We have repeatedly held that when confronted with the problem arising when two or more bills pertaining to the same subject matter are passed at the same session of the legislature the primary question is the intent of the legislature rather than the technical priority of the passage of the acts, and have held that the mere fact that there are surface inconsistencies between the two bills does not require mechanical application of the rule that the last enactment is the one to be obeyed. (People ex rel. Dickey v. Southern Railway Co. 17 Ill.2d 550.) In the same case we held that for a later enactment to operate as a repeal by implication, of an earlier act, there must be such total and manifest repugnance that the two cannot stand together, and held that if the two enactments are capable of being construed so that both may stand, it is the duty of this court to so construe them.

With these rules in mind, we shall consider the legislative history of the sections in question. At the time section 17 — 5.1 was added to the School Code by House Bill *468286, there was no general provision limiting an increase at a single referendum. However, an examination of the law as it existed at the time said bill was enacted shows that increases by referendum could only be obtained through a series of referendums. Thus, for districts maintaining grades 1 to 12, a rate of .50 per cent was fixed for educational purposes. (Ill. Rev. Stat. 1949, chap. 122, par. 17 — 2.) Said rate could be increased by referendum tó one per cent (Ill. Rev. State 1949, chap. 122, par. 17 — 2.) After such increase had been authorized by the voters of the district, the rate could again be increased by referendum to 1.40% (Ill. Rev. Stat. 1949, chap. 122, par. 17 — 5).) A still further increase was authorized by section 17 — 5.02 which provided that if a rate of 1.40% had been authorized by referendum the rate could be increased to 1.775% by a new referendum. (Ill. Rev. Stat. 1949, chap. 122, par. 17 — 5.02.) Thus the practical effect of the law in effect when House Bill 286 was adopted was that the amount of an increase at a single referendum was limited, the amount of the limitation depending upon the rate in effect when the referendum was held. With full knowledge of these provisions, the legislature provided in House Bill 286 for an increase by referendum to a rate of 1.775% “notwithstanding any provisions of this Article and in addition to the methods provided in this Article.” The relief provided by the bill was of a temporary and emergency nature, it being provided that a referendum under the bill had to be held prior to September 1, 1951, thus giving school districts only a matter of five months to take advantage of the provision of the bill.

When Senate Bill 364 was enacted in 1951, it amended section 17 — 4 so as to provide a maximum rate of 1.775% instead of the previous maximum of 1%, and at the same time provided for a maximum increase of .40% at a single referendum. Section 17 — 5, which had previously authorized an increase by referendum to 1.40% for educational purposes, was amended so as to apply only to rates for *469building purposes. Section 17 — 5.02 which had previously-authorized an increase from 1.40% to 1.775%, was repealed. The bill did not repeal section 17 — 5.1, which had been in effect for almost three months prior to the passage of the bill.
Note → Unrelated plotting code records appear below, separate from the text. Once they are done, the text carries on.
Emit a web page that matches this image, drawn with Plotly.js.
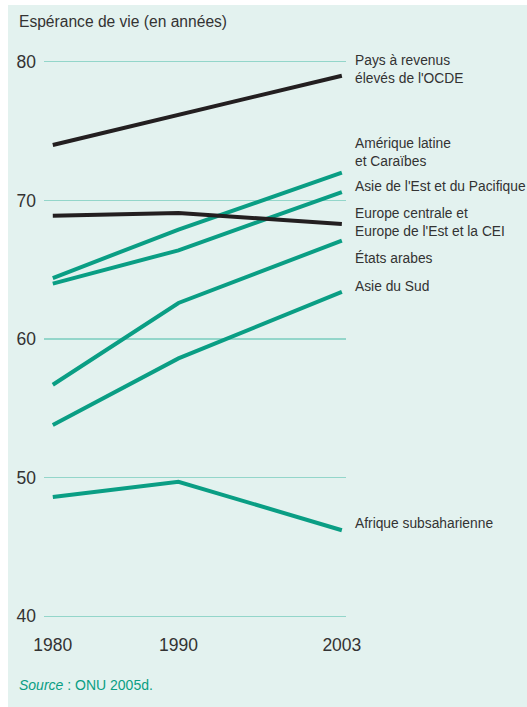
<!DOCTYPE html>
<html>
<head>
<meta charset="utf-8">
<script src="https://cdn.plot.ly/plotly-3.0.1.min.js"></script>
<style>
  html, body { margin: 0; padding: 0; background: #ffffff; }
  #chart { position: absolute; left: 8px; top: 5px; width: 519px; height: 702px; }
</style>
</head>
<body>
<div id="chart"></div>
<script>
// ---- data ----
const years = [1980, 1990, 2003];
const regions = [
  "Pays à revenus<br>élevés de l'OCDE",
  "Amérique latine<br>et Caraïbes",
  "Asie de l'Est et du Pacifique",
  "Europe centrale et<br>Europe de l'Est et la CEI",
  "États arabes",
  "Asie du Sud",
  "Afrique subsaharienne"
];
const oecd          = [74.0, 76.2, 79.0];
const latinAmerica  = [64.4, 67.9, 72.0];
const eastAsia      = [64.0, 66.4, 70.6];
const centralEurope = [68.9, 69.1, 68.3];
const arabStates    = [56.7, 62.6, 67.1];
const southAsia     = [53.8, 58.6, 63.4];
const subSaharan    = [48.6, 49.7, 46.2];
const seriesValues = [oecd, latinAmerica, eastAsia, centralEurope, arabStates, southAsia, subSaharan];
const yTicks = [40, 50, 60, 70, 80];
const xTicks = [1980, 1990, 2003];

// ---- styles ----
const BLACK = "#231f20";
const TEAL = "#0a9e84";
const seriesColors = [BLACK, TEAL, TEAL, BLACK, TEAL, TEAL, TEAL];
const labelY = [79.45, 73.45, 71.0, 68.4, 65.85, 63.8, 46.7];
const FONT = "'Liberation Sans', Arial, sans-serif";
const TXT = "#333333";
const BG = "#e3f2ef";

const traces = seriesValues.map((vals, i) => ({
  x: years,
  y: vals,
  type: "scatter",
  mode: "lines",
  line: { color: seriesColors[i], width: 4 },
  hoverinfo: "skip",
  showlegend: false
}));

const annotations = regions.map((name, i) => ({
  x: years[years.length - 1],
  y: labelY[i],
  xref: "x", yref: "y",
  text: name,
  showarrow: false,
  xanchor: "left", yanchor: "middle", align: "left",
  xshift: 11,
  font: { family: FONT, size: 13.8, color: TXT }
}));
annotations.push({
  xref: "paper", yref: "paper",
  x: -0.088, y: 1.045, xanchor: "left", yanchor: "middle",
  text: "Espérance de vie (en années)", showarrow: false,
  font: { family: FONT, size: 15.6, color: TXT }
});
annotations.push({
  xref: "paper", yref: "paper",
  x: -0.088, y: -0.095, xanchor: "left", yanchor: "middle",
  text: "<i>Source</i> : ONU 2005d.", showarrow: false,
  font: { family: FONT, size: 14, color: TEAL }
});

const layout = {
  width: 519, height: 702,
  margin: { l: 35.5, r: 181, t: 43, b: 77 },
  paper_bgcolor: BG,
  plot_bgcolor: BG,
  xaxis: {
    range: [1979.3, 2003.33],
    tickvals: xTicks,
    ticktext: xTicks.map(String),
    showgrid: false, zeroline: false, showline: false, ticks: "",
    tickfont: { family: FONT, size: 17.5, color: TXT },
    ticklabelstandoff: 2,
    fixedrange: true
  },
  yaxis: {
    range: [39, 81],
    tickvals: yTicks,
    ticktext: yTicks.map(String),
    showgrid: true, gridcolor: "#93d6ca", gridwidth: 1.2,
    zeroline: false, showline: false, ticks: "",
    tickfont: { family: FONT, size: 17.5, color: TXT },
    ticklabelstandoff: 7,
    fixedrange: true
  },
  annotations: annotations,
  showlegend: false
};

Plotly.newPlot("chart", traces, layout, { displayModeBar: false, staticPlot: true });
</script>
</body>
</html>
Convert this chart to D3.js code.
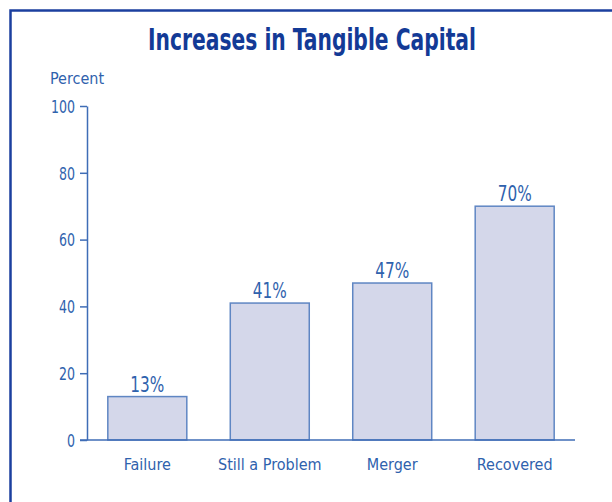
<!DOCTYPE html>
<html>
<head>
<meta charset="utf-8">
<script src="https://cdn.jsdelivr.net/npm/d3@7"></script>
<style>
  body { margin: 0; background: #fff; }
  svg text { font-family: "Liberation Sans Narrow", "DejaVu Sans Condensed", "Arial Narrow", sans-serif; }
</style>
</head>
<body>
<div class="data"></div>
<script>
// Chart data
const categories = ["Failure", "Still a Problem", "Merger", "Recovered"]
const values = [13, 41, 47, 70]
const yTicks = [0, 20, 40, 60, 80, 100]

const W = 612, H = 502
const plot = {left: 87, right: 575, top: 106, bottom: 440}

const textColor = "#2f62ad"
const axisColor = "#3f6db6"

const svg = d3.select(".data").append("svg")
    .attr("width", W)
    .attr("height", H)

// frame (runs off the right and bottom of the picture)
svg.append("path")
    .attr("d", "M10.5," + (H + 5) + "V10.5H" + (W + 5))
    .attr("fill", "none")
    .attr("stroke", "#1b3f9f")
    .attr("stroke-width", 2.5)

// caption above the frame, cut off like in the original
svg.append("text")
    .attr("x", 10)
    .attr("y", -3)
    .attr("fill", "#333")
    .style("font-size", "14px")
    .text("Figure 3")

// title, squeezed to the condensed width of the original
svg.append("text")
    .attr("x", 312)
    .attr("y", 50)
    .attr("text-anchor", "middle")
    .attr("fill", "#133a96")
    .attr("textLength", 328)
    .attr("lengthAdjust", "spacingAndGlyphs")
    .style("font-size", "30px")
    .style("font-weight", "bold")
    .text("Increases in Tangible Capital")

const x = d3.scaleBand()
    .domain(categories)
    .range([plot.left, plot.right])
    .paddingInner(0.355)
    .paddingOuter(0.17)

const y = d3.scaleLinear()
    .domain([0, 100])
    .range([plot.bottom, plot.top])

// y axis
const yAxis = svg.append("g")
    .attr("transform", "translate(" + plot.left + ",0)")
    .call(d3.axisLeft(y).tickValues(yTicks).tickSize(7).tickPadding(5).tickSizeOuter(0))
yAxis.select(".domain").attr("stroke", axisColor).attr("stroke-width", 1.5)
yAxis.selectAll(".tick line").attr("stroke", axisColor).attr("stroke-width", 1.5)
yAxis.selectAll(".tick text")
    .attr("fill", textColor)
    .style("font-size", "18px")
    .attr("dy", "0.35em")
    .attr("textLength", d => String(d).length * 8)
    .attr("lengthAdjust", "spacingAndGlyphs")

// "Percent" label
svg.append("text")
    .attr("x", 50)
    .attr("y", 84)
    .attr("fill", textColor)
    .style("font-size", "16px")
    .text("Percent")

// bars
svg.selectAll(".bar")
    .data(values)
    .enter().append("rect")
    .attr("class", "bar")
    .attr("x", (d, i) => x(categories[i]))
    .attr("y", d => y(d))
    .attr("width", x.bandwidth())
    .attr("height", d => y(0) - y(d))
    .attr("fill", "#d4d7ea")
    .attr("stroke", "#5f86c3")
    .attr("stroke-width", 1.5)

// baseline
svg.append("line")
    .attr("x1", plot.left - 7)
    .attr("x2", plot.right)
    .attr("y1", y(0))
    .attr("y2", y(0))
    .attr("stroke", axisColor)
    .attr("stroke-width", 1.5)

// value labels
svg.selectAll(".val")
    .data(values)
    .enter().append("text")
    .attr("class", "val")
    .attr("x", (d, i) => x(categories[i]) + x.bandwidth() / 2)
    .attr("y", d => y(d) - 5)
    .attr("text-anchor", "middle")
    .attr("fill", textColor)
    .attr("textLength", 34)
    .attr("lengthAdjust", "spacingAndGlyphs")
    .style("font-size", "22px")
    .text(d => d + "%")

// category labels
svg.selectAll(".cat")
    .data(categories)
    .enter().append("text")
    .attr("class", "cat")
    .attr("x", d => x(d) + x.bandwidth() / 2)
    .attr("y", 470)
    .attr("text-anchor", "middle")
    .attr("fill", textColor)
    .style("font-size", "16px")
    .text(d => d)
</script>
</body>
</html>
It appears from this statement that the intent of the legislature in Senate Bill 364 was to provide in one section for a maximum rate of i-775% which could be obtained by referendum, rather than providing for said maximum rate as the end result of several referendums, provisions for which had formerly been found in three separate sections. By imposing a maximum of .40% which could be obtained at a single referendum, the same purpose was accomplished as was accomplished by the former three sections, requiring a series of referendums. That is, both under the law as it previously existed and under amended section 17 — 4, a district with a low rate could not obtain a rate of 1.775% ™ one referendum.

We are of the opinion that both section 17 — 5.1 and amended section 17 — 4 can be given effect. Section 17 — 5.1 was enacted as emergency legislation and gave school districts an opportunity, for a limited time, to obtain a tax rate increase without regard to the limitation contained in other sections of article 17. The limitation imposed by amended section 17 — 4 was no more stringent than those previously in effect, and it is unreasonable to presume that the legislature intended this limitation to be applicable to a referendum under section 17 — 5.1 when the legislature had expressly provided in said section that until September 1, 1951, the rate could be raised to 1.775% without regard to the limitations otherwise imposed. In People ex rel. Brenza v. Fleetwood, 413 Ill. 530, we said (p. 548), “In the absence of legislative intent to the contrary, and where the two acts are not so inconsistent that both cannot stand and be given effect, a later law which is merely a re-enactment of a former law does not repeal an intermediate act which has qualified or limited the first one, but the intermediate *470act will be deemed to remain in force and to qualify or modify the new act in the same manner as it did the first.” While amended section 17 — 4 was not entirely a re-enactment of the former law, the limitation provision which is at the heart of the present controversy was substantially the same as that contained in different sections of the former law, and the reasoning in the Brenza case is applicable here. We therefore hold that section 17 — 5.1 remained in force and effect, notwithstanding the later passage of amended section 17 — 4. The referendum was valid and was sufficient to authorize a rate of 1.775% and the county court properly overruled the objection to this rate.

The judgment of the county court is affirmed to the extent that it overruled objections to the educational rate of District No. 10 (objection 24A) and the transportation tax of District No. 10 (objection 24-B), and is also affirmed to the extent it overruled objections to the transportation taxes of District No. 3 (objection 20-C), District No. 6 (objection 22) and District No. 7 (objection 23). The judgment of the county court is reversed to the extent that it overruled objections to the educational fund taxes of District No. 1 (objection 19-A) and District No. 3 (objection 20-A). The cause is remanded to the county court of Macoupin County for further proceedings in accordance with this opinion.

Affirmed in part and reversed in part and remanded, with directions.